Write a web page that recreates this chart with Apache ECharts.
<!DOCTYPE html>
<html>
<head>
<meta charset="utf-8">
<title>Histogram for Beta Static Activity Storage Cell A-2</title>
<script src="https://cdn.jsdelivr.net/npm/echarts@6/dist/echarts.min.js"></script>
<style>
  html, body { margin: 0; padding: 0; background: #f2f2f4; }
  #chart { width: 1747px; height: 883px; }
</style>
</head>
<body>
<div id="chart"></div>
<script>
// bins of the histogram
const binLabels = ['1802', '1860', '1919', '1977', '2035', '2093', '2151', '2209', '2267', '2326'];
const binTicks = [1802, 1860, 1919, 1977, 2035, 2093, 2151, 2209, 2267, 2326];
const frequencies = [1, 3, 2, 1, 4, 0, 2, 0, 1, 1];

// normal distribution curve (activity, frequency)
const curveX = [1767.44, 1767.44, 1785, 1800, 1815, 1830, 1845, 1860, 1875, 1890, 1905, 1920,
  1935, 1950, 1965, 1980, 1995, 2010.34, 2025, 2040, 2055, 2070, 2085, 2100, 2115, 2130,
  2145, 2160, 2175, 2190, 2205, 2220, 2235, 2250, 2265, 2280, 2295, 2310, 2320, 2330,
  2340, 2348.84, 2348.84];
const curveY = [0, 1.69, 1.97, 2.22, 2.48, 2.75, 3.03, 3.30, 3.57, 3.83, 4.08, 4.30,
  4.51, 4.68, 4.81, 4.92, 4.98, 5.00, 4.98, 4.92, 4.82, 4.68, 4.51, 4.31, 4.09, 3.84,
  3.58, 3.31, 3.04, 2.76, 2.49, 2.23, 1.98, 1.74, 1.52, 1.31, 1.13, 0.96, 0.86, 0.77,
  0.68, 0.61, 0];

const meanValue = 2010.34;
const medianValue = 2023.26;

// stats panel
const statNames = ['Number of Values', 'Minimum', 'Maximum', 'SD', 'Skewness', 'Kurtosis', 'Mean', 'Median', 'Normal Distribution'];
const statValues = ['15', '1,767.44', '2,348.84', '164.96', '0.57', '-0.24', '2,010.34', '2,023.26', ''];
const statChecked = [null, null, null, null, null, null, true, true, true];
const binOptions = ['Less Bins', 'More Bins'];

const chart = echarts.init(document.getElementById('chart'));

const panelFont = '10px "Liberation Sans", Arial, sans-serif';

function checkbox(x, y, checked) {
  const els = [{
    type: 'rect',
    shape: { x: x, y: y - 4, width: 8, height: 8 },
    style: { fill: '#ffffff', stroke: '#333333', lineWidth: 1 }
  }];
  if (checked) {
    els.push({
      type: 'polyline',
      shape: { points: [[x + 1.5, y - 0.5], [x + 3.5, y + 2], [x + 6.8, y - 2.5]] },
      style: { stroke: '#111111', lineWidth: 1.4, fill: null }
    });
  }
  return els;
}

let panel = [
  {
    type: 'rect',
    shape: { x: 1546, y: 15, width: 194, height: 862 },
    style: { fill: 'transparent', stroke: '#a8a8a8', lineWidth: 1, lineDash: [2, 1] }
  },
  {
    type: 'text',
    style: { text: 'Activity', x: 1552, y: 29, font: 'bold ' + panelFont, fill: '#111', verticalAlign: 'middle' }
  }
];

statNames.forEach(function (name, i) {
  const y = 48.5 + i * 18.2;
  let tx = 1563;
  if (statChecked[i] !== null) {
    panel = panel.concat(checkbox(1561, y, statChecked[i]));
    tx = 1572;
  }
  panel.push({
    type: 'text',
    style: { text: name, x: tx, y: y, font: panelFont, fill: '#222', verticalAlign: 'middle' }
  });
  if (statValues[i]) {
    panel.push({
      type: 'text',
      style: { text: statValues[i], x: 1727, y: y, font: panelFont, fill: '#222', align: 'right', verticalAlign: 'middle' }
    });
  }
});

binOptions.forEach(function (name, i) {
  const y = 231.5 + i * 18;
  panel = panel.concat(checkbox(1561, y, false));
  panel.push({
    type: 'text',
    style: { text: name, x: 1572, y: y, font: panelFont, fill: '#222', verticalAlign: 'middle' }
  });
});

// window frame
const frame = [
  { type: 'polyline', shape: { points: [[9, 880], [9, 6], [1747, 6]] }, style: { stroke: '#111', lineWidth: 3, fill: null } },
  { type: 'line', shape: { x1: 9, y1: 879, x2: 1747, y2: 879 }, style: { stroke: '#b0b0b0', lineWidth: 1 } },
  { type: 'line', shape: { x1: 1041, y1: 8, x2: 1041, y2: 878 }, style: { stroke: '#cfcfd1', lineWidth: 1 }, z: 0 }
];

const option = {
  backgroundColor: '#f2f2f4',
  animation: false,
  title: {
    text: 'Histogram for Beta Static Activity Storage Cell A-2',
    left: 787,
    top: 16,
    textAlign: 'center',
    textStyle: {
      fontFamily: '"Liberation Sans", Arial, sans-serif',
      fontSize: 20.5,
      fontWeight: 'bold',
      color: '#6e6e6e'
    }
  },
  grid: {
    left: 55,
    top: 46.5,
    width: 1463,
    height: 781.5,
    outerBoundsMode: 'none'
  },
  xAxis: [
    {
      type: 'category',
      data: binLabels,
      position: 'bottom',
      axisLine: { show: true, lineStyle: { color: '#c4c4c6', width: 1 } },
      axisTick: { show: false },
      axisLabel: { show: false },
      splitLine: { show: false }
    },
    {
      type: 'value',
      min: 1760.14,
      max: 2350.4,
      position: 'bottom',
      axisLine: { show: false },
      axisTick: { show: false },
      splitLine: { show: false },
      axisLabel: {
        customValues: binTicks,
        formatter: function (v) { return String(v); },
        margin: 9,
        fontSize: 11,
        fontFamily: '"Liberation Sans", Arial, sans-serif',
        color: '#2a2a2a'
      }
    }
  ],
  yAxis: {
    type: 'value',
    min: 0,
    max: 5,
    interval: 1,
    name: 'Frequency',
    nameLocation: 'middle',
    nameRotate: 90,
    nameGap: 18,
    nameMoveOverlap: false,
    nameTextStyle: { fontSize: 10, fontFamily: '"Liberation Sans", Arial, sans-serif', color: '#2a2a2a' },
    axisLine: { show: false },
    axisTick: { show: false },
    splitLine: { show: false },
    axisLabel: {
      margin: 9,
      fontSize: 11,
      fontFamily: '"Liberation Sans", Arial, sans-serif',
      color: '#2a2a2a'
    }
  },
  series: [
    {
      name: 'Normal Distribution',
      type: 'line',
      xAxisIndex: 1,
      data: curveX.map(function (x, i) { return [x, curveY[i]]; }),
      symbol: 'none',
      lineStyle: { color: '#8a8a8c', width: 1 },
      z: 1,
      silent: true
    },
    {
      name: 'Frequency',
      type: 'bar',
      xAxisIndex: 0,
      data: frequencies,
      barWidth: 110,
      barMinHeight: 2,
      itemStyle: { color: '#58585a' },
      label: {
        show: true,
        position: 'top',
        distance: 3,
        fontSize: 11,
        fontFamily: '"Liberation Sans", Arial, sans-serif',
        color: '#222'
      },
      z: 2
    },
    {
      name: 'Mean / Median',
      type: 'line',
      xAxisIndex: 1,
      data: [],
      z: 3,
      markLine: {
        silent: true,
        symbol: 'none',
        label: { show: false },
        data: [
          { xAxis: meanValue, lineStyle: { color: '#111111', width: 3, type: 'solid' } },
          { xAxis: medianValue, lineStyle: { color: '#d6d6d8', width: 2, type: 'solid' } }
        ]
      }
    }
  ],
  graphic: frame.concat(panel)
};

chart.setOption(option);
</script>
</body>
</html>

┄┄┄┄┄┄┄┄┄┄

Exercise directions - Set down, exactly as written, each line of the data from its opening line through the one containing "const chart = echarts.init(document.getElementById('chart'));". Output nothing more.

Final answer -
Write a web page that recreates this chart with Apache ECharts.
<!DOCTYPE html>
<html>
<head>
<meta charset="utf-8">
<title>Histogram for Beta Static Activity Storage Cell A-2</title>
<script src="https://cdn.jsdelivr.net/npm/echarts@6/dist/echarts.min.js"></script>
<style>
  html, body { margin: 0; padding: 0; background: #f2f2f4; }
  #chart { width: 1747px; height: 883px; }
</style>
</head>
<body>
<div id="chart"></div>
<script>
// bins of the histogram
const binLabels = ['1802', '1860', '1919', '1977', '2035', '2093', '2151', '2209', '2267', '2326'];
const binTicks = [1802, 1860, 1919, 1977, 2035, 2093, 2151, 2209, 2267, 2326];
const frequencies = [1, 3, 2, 1, 4, 0, 2, 0, 1, 1];

// normal distribution curve (activity, frequency)
const curveX = [1767.44, 1767.44, 1785, 1800, 1815, 1830, 1845, 1860, 1875, 1890, 1905, 1920,
  1935, 1950, 1965, 1980, 1995, 2010.34, 2025, 2040, 2055, 2070, 2085, 2100, 2115, 2130,
  2145, 2160, 2175, 2190, 2205, 2220, 2235, 2250, 2265, 2280, 2295, 2310, 2320, 2330,
  2340, 2348.84, 2348.84];
const curveY = [0, 1.69, 1.97, 2.22, 2.48, 2.75, 3.03, 3.30, 3.57, 3.83, 4.08, 4.30,
  4.51, 4.68, 4.81, 4.92, 4.98, 5.00, 4.98, 4.92, 4.82, 4.68, 4.51, 4.31, 4.09, 3.84,
  3.58, 3.31, 3.04, 2.76, 2.49, 2.23, 1.98, 1.74, 1.52, 1.31, 1.13, 0.96, 0.86, 0.77,
  0.68, 0.61, 0];

const meanValue = 2010.34;
const medianValue = 2023.26;

// stats panel
const statNames = ['Number of Values', 'Minimum', 'Maximum', 'SD', 'Skewness', 'Kurtosis', 'Mean', 'Median', 'Normal Distribution'];
const statValues = ['15', '1,767.44', '2,348.84', '164.96', '0.57', '-0.24', '2,010.34', '2,023.26', ''];
const statChecked = [null, null, null, null, null, null, true, true, true];
const binOptions = ['Less Bins', 'More Bins'];

const chart = echarts.init(document.getElementById('chart'));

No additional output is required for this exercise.